#### WHAT IS ASKED
Exclude the pictures and reproduce the remaining data exactly as written.

++++++++++

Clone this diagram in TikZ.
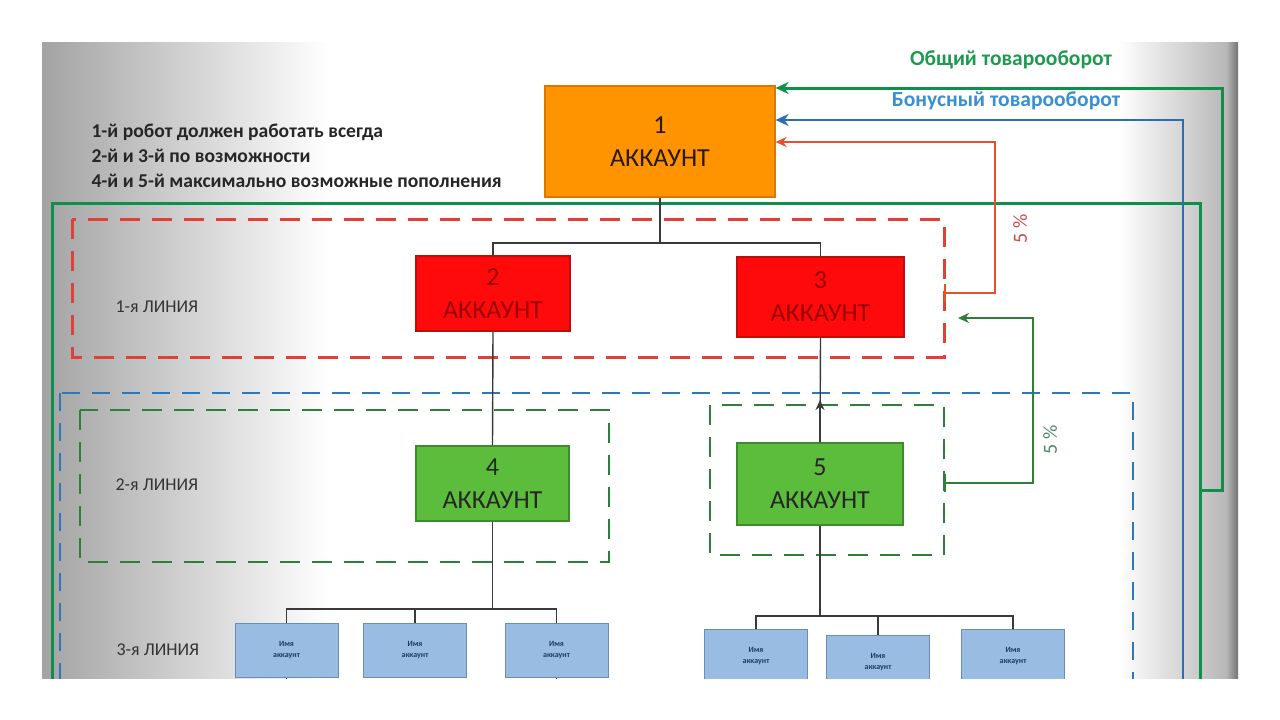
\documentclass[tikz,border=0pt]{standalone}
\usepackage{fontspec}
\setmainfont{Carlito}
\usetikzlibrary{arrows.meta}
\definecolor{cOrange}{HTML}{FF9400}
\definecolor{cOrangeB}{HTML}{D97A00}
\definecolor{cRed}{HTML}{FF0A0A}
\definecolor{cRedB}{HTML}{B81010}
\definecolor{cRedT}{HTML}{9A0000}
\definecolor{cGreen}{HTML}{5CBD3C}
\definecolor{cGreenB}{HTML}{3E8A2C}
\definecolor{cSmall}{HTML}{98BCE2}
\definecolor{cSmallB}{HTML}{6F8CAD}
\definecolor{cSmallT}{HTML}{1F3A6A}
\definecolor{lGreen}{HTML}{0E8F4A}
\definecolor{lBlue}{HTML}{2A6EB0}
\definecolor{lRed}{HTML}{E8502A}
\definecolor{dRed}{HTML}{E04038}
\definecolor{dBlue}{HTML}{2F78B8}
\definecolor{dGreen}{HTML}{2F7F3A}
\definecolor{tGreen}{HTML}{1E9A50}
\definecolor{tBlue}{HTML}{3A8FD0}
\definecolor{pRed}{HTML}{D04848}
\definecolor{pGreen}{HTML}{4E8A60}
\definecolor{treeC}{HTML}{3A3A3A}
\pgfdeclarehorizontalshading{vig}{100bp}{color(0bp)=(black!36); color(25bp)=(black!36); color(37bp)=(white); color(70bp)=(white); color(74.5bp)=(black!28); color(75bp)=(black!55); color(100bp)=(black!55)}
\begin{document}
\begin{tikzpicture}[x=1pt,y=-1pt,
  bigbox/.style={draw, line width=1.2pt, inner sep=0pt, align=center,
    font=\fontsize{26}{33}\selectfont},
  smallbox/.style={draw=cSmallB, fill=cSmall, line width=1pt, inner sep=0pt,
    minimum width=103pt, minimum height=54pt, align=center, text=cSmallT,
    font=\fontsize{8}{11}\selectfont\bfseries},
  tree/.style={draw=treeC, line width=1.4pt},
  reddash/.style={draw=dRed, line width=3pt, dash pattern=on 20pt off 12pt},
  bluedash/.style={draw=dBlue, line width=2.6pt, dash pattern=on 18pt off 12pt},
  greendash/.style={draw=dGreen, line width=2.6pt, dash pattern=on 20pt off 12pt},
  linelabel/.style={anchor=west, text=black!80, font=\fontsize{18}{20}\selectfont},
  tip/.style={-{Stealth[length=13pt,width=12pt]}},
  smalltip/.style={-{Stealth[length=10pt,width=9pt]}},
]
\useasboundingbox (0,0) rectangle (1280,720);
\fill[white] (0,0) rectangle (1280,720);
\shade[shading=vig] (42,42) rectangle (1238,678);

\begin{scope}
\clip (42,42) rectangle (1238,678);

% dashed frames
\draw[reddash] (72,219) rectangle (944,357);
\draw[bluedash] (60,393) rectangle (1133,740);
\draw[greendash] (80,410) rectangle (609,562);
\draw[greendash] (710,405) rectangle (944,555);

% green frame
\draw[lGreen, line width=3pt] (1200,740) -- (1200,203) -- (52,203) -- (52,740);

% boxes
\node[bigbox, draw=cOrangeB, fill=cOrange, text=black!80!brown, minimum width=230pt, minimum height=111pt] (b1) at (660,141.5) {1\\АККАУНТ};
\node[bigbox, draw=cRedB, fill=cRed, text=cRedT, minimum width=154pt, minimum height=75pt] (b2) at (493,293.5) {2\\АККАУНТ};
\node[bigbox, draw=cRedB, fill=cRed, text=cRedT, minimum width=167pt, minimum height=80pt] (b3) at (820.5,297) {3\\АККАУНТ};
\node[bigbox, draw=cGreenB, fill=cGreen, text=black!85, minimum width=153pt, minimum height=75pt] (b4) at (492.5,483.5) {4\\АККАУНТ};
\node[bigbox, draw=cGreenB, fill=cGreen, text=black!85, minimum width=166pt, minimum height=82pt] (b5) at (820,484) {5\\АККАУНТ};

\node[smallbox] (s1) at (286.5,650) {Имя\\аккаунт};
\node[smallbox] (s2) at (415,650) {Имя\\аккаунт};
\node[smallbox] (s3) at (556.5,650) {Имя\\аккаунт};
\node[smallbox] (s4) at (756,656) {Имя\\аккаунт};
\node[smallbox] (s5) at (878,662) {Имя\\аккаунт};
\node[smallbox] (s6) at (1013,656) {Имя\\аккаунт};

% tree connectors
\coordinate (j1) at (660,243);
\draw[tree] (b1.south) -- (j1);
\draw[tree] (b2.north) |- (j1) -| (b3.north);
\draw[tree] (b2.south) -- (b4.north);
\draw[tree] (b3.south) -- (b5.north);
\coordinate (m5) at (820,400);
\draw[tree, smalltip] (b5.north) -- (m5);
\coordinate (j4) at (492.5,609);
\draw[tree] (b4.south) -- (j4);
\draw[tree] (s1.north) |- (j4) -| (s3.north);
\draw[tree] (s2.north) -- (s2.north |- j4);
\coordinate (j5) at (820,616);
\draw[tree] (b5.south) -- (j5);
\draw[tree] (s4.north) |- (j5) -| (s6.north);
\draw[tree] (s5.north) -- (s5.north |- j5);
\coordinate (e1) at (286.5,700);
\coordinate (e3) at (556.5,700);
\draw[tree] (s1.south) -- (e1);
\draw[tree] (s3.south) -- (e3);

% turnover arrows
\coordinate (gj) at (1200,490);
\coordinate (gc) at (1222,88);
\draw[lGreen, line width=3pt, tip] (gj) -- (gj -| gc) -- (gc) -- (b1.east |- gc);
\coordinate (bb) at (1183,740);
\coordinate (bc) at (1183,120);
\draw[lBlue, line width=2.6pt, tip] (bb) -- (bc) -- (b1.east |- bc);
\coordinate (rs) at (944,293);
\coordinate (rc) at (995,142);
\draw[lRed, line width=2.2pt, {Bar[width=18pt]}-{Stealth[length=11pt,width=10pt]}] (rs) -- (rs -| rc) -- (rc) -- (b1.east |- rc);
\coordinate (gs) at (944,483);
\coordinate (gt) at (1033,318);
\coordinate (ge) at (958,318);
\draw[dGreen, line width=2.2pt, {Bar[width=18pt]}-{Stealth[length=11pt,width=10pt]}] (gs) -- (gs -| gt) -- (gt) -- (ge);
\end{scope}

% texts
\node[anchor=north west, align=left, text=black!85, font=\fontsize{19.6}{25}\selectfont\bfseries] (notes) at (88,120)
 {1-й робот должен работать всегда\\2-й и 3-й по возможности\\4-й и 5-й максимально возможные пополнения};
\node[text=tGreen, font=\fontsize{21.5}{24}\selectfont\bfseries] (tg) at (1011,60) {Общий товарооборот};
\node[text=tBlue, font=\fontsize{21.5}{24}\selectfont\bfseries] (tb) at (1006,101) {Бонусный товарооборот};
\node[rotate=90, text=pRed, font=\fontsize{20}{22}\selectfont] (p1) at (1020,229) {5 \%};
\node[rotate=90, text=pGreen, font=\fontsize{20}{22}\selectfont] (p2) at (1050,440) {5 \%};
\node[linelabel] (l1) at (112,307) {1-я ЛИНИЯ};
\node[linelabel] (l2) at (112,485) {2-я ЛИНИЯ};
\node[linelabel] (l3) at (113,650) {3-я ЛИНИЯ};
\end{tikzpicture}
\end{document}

++++++++++

#### SOLVED EXERCISE
Clone this diagram in TikZ.
\documentclass[tikz,border=0pt]{standalone}
\usepackage{fontspec}
\setmainfont{Carlito}
\usetikzlibrary{arrows.meta}
\definecolor{cOrange}{HTML}{FF9400}
\definecolor{cOrangeB}{HTML}{D97A00}
\definecolor{cRed}{HTML}{FF0A0A}
\definecolor{cRedB}{HTML}{B81010}
\definecolor{cRedT}{HTML}{9A0000}
\definecolor{cGreen}{HTML}{5CBD3C}
\definecolor{cGreenB}{HTML}{3E8A2C}
\definecolor{cSmall}{HTML}{98BCE2}
\definecolor{cSmallB}{HTML}{6F8CAD}
\definecolor{cSmallT}{HTML}{1F3A6A}
\definecolor{lGreen}{HTML}{0E8F4A}
\definecolor{lBlue}{HTML}{2A6EB0}
\definecolor{lRed}{HTML}{E8502A}
\definecolor{dRed}{HTML}{E04038}
\definecolor{dBlue}{HTML}{2F78B8}
\definecolor{dGreen}{HTML}{2F7F3A}
\definecolor{tGreen}{HTML}{1E9A50}
\definecolor{tBlue}{HTML}{3A8FD0}
\definecolor{pRed}{HTML}{D04848}
\definecolor{pGreen}{HTML}{4E8A60}
\definecolor{treeC}{HTML}{3A3A3A}
\pgfdeclarehorizontalshading{vig}{100bp}{color(0bp)=(black!36); color(25bp)=(black!36); color(37bp)=(white); color(70bp)=(white); color(74.5bp)=(black!28); color(75bp)=(black!55); color(100bp)=(black!55)}
\begin{document}
\begin{tikzpicture}[x=1pt,y=-1pt,
  bigbox/.style={draw, line width=1.2pt, inner sep=0pt, align=center,
    font=\fontsize{26}{33}\selectfont},
  smallbox/.style={draw=cSmallB, fill=cSmall, line width=1pt, inner sep=0pt,
    minimum width=103pt, minimum height=54pt, align=center, text=cSmallT,
    font=\fontsize{8}{11}\selectfont\bfseries},
  tree/.style={draw=treeC, line width=1.4pt},
  reddash/.style={draw=dRed, line width=3pt, dash pattern=on 20pt off 12pt},
  bluedash/.style={draw=dBlue, line width=2.6pt, dash pattern=on 18pt off 12pt},
  greendash/.style={draw=dGreen, line width=2.6pt, dash pattern=on 20pt off 12pt},
  linelabel/.style={anchor=west, text=black!80, font=\fontsize{18}{20}\selectfont},
  tip/.style={-{Stealth[length=13pt,width=12pt]}},
  smalltip/.style={-{Stealth[length=10pt,width=9pt]}},
]
\useasboundingbox (0,0) rectangle (1280,720);
\fill[white] (0,0) rectangle (1280,720);
\shade[shading=vig] (42,42) rectangle (1238,678);

\begin{scope}
\clip (42,42) rectangle (1238,678);

% dashed frames
\draw[reddash] (72,219) rectangle (944,357);
\draw[bluedash] (60,393) rectangle (1133,740);
\draw[greendash] (80,410) rectangle (609,562);
\draw[greendash] (710,405) rectangle (944,555);

% green frame
\draw[lGreen, line width=3pt] (1200,740) -- (1200,203) -- (52,203) -- (52,740);

% boxes
\node[bigbox, draw=cOrangeB, fill=cOrange, text=black!80!brown, minimum width=230pt, minimum height=111pt] (b1) at (660,141.5) {1\\АККАУНТ};
\node[bigbox, draw=cRedB, fill=cRed, text=cRedT, minimum width=154pt, minimum height=75pt] (b2) at (493,293.5) {2\\АККАУНТ};
\node[bigbox, draw=cRedB, fill=cRed, text=cRedT, minimum width=167pt, minimum height=80pt] (b3) at (820.5,297) {3\\АККАУНТ};
\node[bigbox, draw=cGreenB, fill=cGreen, text=black!85, minimum width=153pt, minimum height=75pt] (b4) at (492.5,483.5) {4\\АККАУНТ};
\node[bigbox, draw=cGreenB, fill=cGreen, text=black!85, minimum width=166pt, minimum height=82pt] (b5) at (820,484) {5\\АККАУНТ};

\node[smallbox] (s1) at (286.5,650) {Имя\\аккаунт};
\node[smallbox] (s2) at (415,650) {Имя\\аккаунт};
\node[smallbox] (s3) at (556.5,650) {Имя\\аккаунт};
\node[smallbox] (s4) at (756,656) {Имя\\аккаунт};
\node[smallbox] (s5) at (878,662) {Имя\\аккаунт};
\node[smallbox] (s6) at (1013,656) {Имя\\аккаунт};

% tree connectors
\coordinate (j1) at (660,243);
\draw[tree] (b1.south) -- (j1);
\draw[tree] (b2.north) |- (j1) -| (b3.north);
\draw[tree] (b2.south) -- (b4.north);
\draw[tree] (b3.south) -- (b5.north);
\coordinate (m5) at (820,400);
\draw[tree, smalltip] (b5.north) -- (m5);
\coordinate (j4) at (492.5,609);
\draw[tree] (b4.south) -- (j4);
\draw[tree] (s1.north) |- (j4) -| (s3.north);
\draw[tree] (s2.north) -- (s2.north |- j4);
\coordinate (j5) at (820,616);
\draw[tree] (b5.south) -- (j5);
\draw[tree] (s4.north) |- (j5) -| (s6.north);
\draw[tree] (s5.north) -- (s5.north |- j5);
\coordinate (e1) at (286.5,700);
\coordinate (e3) at (556.5,700);
\draw[tree] (s1.south) -- (e1);
\draw[tree] (s3.south) -- (e3);

% turnover arrows
\coordinate (gj) at (1200,490);
\coordinate (gc) at (1222,88);
\draw[lGreen, line width=3pt, tip] (gj) -- (gj -| gc) -- (gc) -- (b1.east |- gc);
\coordinate (bb) at (1183,740);
\coordinate (bc) at (1183,120);
\draw[lBlue, line width=2.6pt, tip] (bb) -- (bc) -- (b1.east |- bc);
\coordinate (rs) at (944,293);
\coordinate (rc) at (995,142);
\draw[lRed, line width=2.2pt, {Bar[width=18pt]}-{Stealth[length=11pt,width=10pt]}] (rs) -- (rs -| rc) -- (rc) -- (b1.east |- rc);
\coordinate (gs) at (944,483);
\coordinate (gt) at (1033,318);
\coordinate (ge) at (958,318);
\draw[dGreen, line width=2.2pt, {Bar[width=18pt]}-{Stealth[length=11pt,width=10pt]}] (gs) -- (gs -| gt) -- (gt) -- (ge);
\end{scope}

% texts
\node[anchor=north west, align=left, text=black!85, font=\fontsize{19.6}{25}\selectfont\bfseries] (notes) at (88,120)
 {1-й робот должен работать всегда\\2-й и 3-й по возможности\\4-й и 5-й максимально возможные пополнения};
\node[text=tGreen, font=\fontsize{21.5}{24}\selectfont\bfseries] (tg) at (1011,60) {Общий товарооборот};
\node[text=tBlue, font=\fontsize{21.5}{24}\selectfont\bfseries] (tb) at (1006,101) {Бонусный товарооборот};
\node[rotate=90, text=pRed, font=\fontsize{20}{22}\selectfont] (p1) at (1020,229) {5 \%};
\node[rotate=90, text=pGreen, font=\fontsize{20}{22}\selectfont] (p2) at (1050,440) {5 \%};
\node[linelabel] (l1) at (112,307) {1-я ЛИНИЯ};
\node[linelabel] (l2) at (112,485) {2-я ЛИНИЯ};
\node[linelabel] (l3) at (113,650) {3-я ЛИНИЯ};
\end{tikzpicture}
\end{document}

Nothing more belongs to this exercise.